What is Portfolio Management?

Portfolio Management is the engine that drives your "wealth-creation vehicle" through the unique cycles of the NSE and BSE. For an investor in 2026, it is no longer just about owning a few "blue-chip" stocks; it is about managing a multi-asset ecosystem that can withstand the "sticky" 5% inflation regime while capturing the growth of a $5 trillion economy.

1. The Core Objective: Risk vs. Return (The "Equiscale" View)

The goal is Optimization. In India, where market volatility is higher than in developed Western markets, portfolio management acts as a stabilizer.

  • Risk Tolerance: With the Nifty hitting new milestones in 2026, many retail investors feel a "false sense of security." Portfolio management forces you to assess if you could handle a 20% drawdown without liquidating your long-term holdings.
  • Time Horizon: Indian investors often distinguish between "Short-Term" (Tax-inefficient debt/liquid funds) and "Long-Term" (Equity-heavy portfolios targeting goals like the 8th Pay Commission housing upgrades or child education).
  • Asset Allocation: This is the #1 driver of returns. In 2026, a standard "Balanced" Indian portfolio might look like 60% Equity (Large/Mid/Small cap), 25% Debt (G-Secs/Corporate Bonds), 10% Gold (SGBs/ETFs), and 5% Cash/Liquid.
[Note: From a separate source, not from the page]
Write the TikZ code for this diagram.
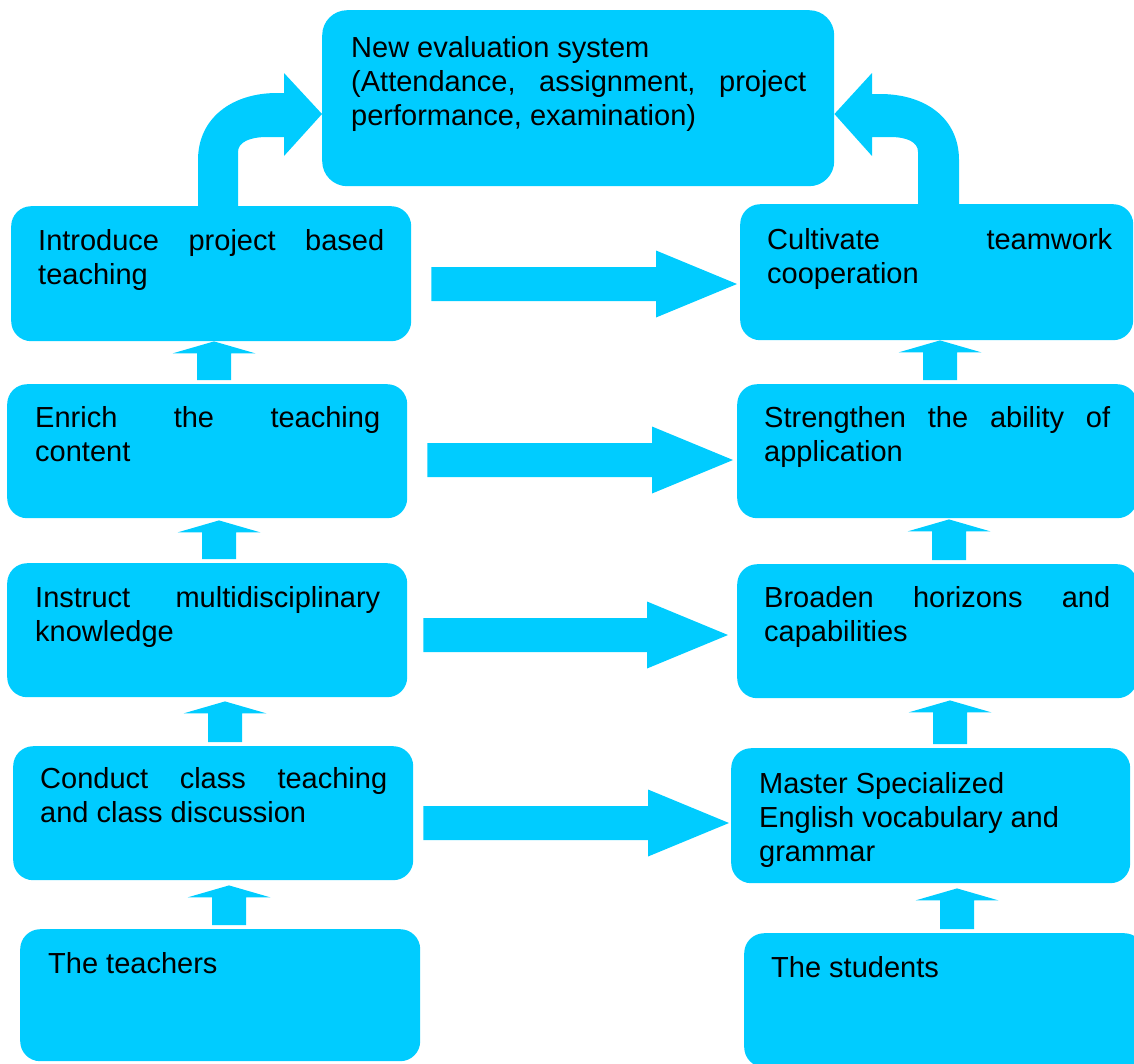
\documentclass[tikz,border=0pt]{standalone}
\usepackage{fontspec}
\setmainfont{Liberation Sans}
\usetikzlibrary{calc}
\definecolor{skyfill}{HTML}{00CCFF}

% a line of a caption stretched to the full text width
\newcommand\jline[1]{\makebox[\linewidth][s]{#1}\\}

% block arrow pointing right: #1 from panel, #2 to panel, #3 y, #4 start gap, #5 tip gap
\newcommand\rightblock[5]{%
  \fill[skyfill] let \p1=(#1.east), \p2=(#2.west), \p3=(0,#3) in
    (\x1+#4pt,\y3+17pt) -- (\x2-#5pt-81pt,\y3+17pt) -- (\x2-#5pt-81pt,\y3+33.5pt)
    -- (\x2-#5pt,\y3) -- (\x2-#5pt-81pt,\y3-33.5pt) -- (\x2-#5pt-81pt,\y3-17pt)
    -- (\x1+#4pt,\y3-17pt) -- cycle;}

% small block arrow pointing up: #1 x, #2 lower panel, #3 upper panel, #4 tip gap
\newcommand\upblock[4]{%
  \fill[skyfill] let \p1=(#2.north), \p2=(#3.south) in
    (#1pt-17pt,\y1+4pt) -- (#1pt-17pt,\y2-#4pt-12pt) -- (#1pt-41.5pt,\y2-#4pt-12pt)
    -- (#1pt,\y2-#4pt) -- (#1pt+41.5pt,\y2-#4pt-12pt) -- (#1pt+17pt,\y2-#4pt-12pt)
    -- (#1pt+17pt,\y1+4pt) -- cycle;}

\begin{document}
\begin{tikzpicture}[x=1pt,y=-1pt,
  panel/.style={fill=skyfill, draw=none, rounded corners=20pt, inner sep=0pt,
    anchor=north west, minimum width=400pt, minimum height=135pt},
  caption/.style={anchor=base west, inner sep=0pt, text=black,
    font=\fontsize{29pt}{34pt}\selectfont}]
\useasboundingbox (0,0) rectangle (1134,1063);
\clip (0,0) rectangle (1134,1063);

% panels
\node[panel, rounded corners=25pt, minimum width=512pt, minimum height=176pt] (eval) at (322,10) {};
\node[panel, minimum width=393pt, minimum height=136pt] (cult) at (740,204) {};
\node[panel] (intro)   at (11,206) {};
\node[panel, minimum height=134pt] (enrich)  at (7,384) {};
\node[panel, minimum height=134pt] (streng)  at (737,384) {};
\node[panel, minimum height=134pt] (instr)   at (7,563) {};
\node[panel, minimum height=134pt] (broad)   at (737,564) {};
\node[panel, minimum height=134pt] (conduct) at (13,746) {};
\node[panel, minimum width=399pt] (master) at (731,748) {};
\node[panel, minimum height=132pt] (teach)   at (20,929) {};
\node[panel, minimum height=134pt] (stud)    at (744,933) {};

% captions
\node[caption] (eval-t) at ($(eval.north west)+(29pt,-47pt)$)
  {\parbox[t]{455pt}{New evaluation system\\\jline{(Attendance, assignment, project}performance, examination)}};
\node[caption] (cult-t) at ($(cult.north west)+(27pt,-45pt)$)
  {\parbox[t]{345pt}{\jline{Cultivate teamwork}cooperation}};
\node[caption] (intro-t) at ($(intro.north west)+(27pt,-44pt)$)
  {\parbox[t]{346pt}{\jline{Introduce project based}teaching}};
\node[caption] (enrich-t) at ($(enrich.north west)+(28pt,-43pt)$)
  {\parbox[t]{345pt}{\jline{Enrich the teaching}content}};
\node[caption] (streng-t) at ($(streng.north west)+(27pt,-43pt)$)
  {\parbox[t]{346pt}{\jline{Strengthen the ability of}application}};
\node[caption] (instr-t) at ($(instr.north west)+(28pt,-44pt)$)
  {\parbox[t]{345pt}{\jline{Instruct multidisciplinary}knowledge}};
\node[caption] (broad-t) at ($(broad.north west)+(27pt,-43pt)$)
  {\parbox[t]{346pt}{\jline{Broaden horizons and}capabilities}};
\node[caption] (conduct-t) at ($(conduct.north west)+(27pt,-42pt)$)
  {\parbox[t]{347pt}{\jline{Conduct class teaching}and class discussion}};
\node[caption] (master-t) at ($(master.north west)+(28pt,-45pt)$)
  {\parbox[t]{346pt}{Master Specialized\\English vocabulary and\\grammar}};
\node[caption] (teach-t) at ($(teach.north west)+(28pt,-44pt)$) {The teachers};
\node[caption] (stud-t) at ($(stud.north west)+(27pt,-44pt)$) {The students};

% teacher actions lead to student outcomes
\rightblock{intro}{cult}{284}{20}{3}
\rightblock{enrich}{streng}{460}{20}{4}
\rightblock{instr}{broad}{635}{16}{9}
\rightblock{conduct}{master}{823}{10}{2}

% upward steps, teachers' side
\upblock{214}{enrich}{intro}{0}
\upblock{219}{instr}{enrich}{2}
\upblock{225}{conduct}{instr}{4}
\upblock{229}{teach}{conduct}{5}

% upward steps, students' side
\upblock{940}{streng}{cult}{0}
\upblock{949}{broad}{streng}{1}
\upblock{950}{master}{broad}{2}
\upblock{957}{stud}{master}{5}

% bent arrows into the evaluation system
\fill[skyfill] (198,0 |- intro.north) -- (198,160)
  .. controls (198,118) and (232,93) .. (277,93) -- (284,93) -- (284,73)
  -- (eval.west |- 0,114) -- (284,156) -- (284,137) -- (267,137)
  .. controls (250,137) and (238,142) .. (238,152) -- (238,0 |- intro.north) -- cycle;
\fill[skyfill] (959,0 |- cult.north) -- (959,160)
  .. controls (959,118) and (925,94) .. (880,94) -- (872,94) -- (872,73)
  -- (eval.east |- 0,114) -- (872,156) -- (872,137) -- (890,137)
  .. controls (907,137) and (918,142) .. (918,152) -- (918,0 |- cult.north) -- cycle;
\end{tikzpicture}
\end{document}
2. Major Types of Portfolio Management in India

In 2026, the Indian market offers specific vehicles for management based on your capital and involvement.

Type

Indian Context

2026 "Equiscale" Insight

Active Management

Mutual Funds & Direct Stock picking.

Experts suggest active selection may outperform in 2026 as market dispersion rises (winners vs. losers).

Passive Management

Index Funds & ETFs (Nifty 50, Next 50).

Growing rapidly due to low costs (0.1–0.2% Expense Ratio), making them the backbone of a retirement portfolio.

Discretionary PMS

SEBI-regulated Portfolio Management Services.

Requires a minimum investment of ₹50 lakh. The manager makes all trades; you own the stocks directly in your Demat.

Advisory/Non-Discretionary

Investment Advisors (RIAs).

You get expert advice, but you execute the trades. Ideal for those using the Equiscale Academy to stay in control.

3. The 5-Phase Management Cycle (NSE/BSE Edition)

  1. Planning (The IPS): Writing down your "Rule Book." (e.g., "I will never own more than 15% in any single sector like IT or Banking.")
  2. Analysis: Using tools like Equiscale to screen for high ROE and low debt-to-equity companies that fit your risk profile.
  3. Execution: Using SIPs (Systematic Investment Plans) to average your cost in the volatile Indian market.
  4. Monitoring: Checking your "Portfolio Health" every quarter. Is your Mid-cap exposure now 40% of your portfolio because of a massive rally?
  5. Rebalancing: The "Secret Sauce." If your target was 60% Equity and it became 70%, you sell 10% of your winners to buy "boring" Debt or Gold.

4. Why It Matters in 2026

In 2026, the Indian market is flooded with "narrative-driven" retail money. Portfolio Management is your protection against FOMO. When everyone is "panic-buying" the latest AI-defense stock at an 80 P/E, your structured plan tells you to stay disciplined. It ensures you aren't just "buying stocks," but actually building wealth.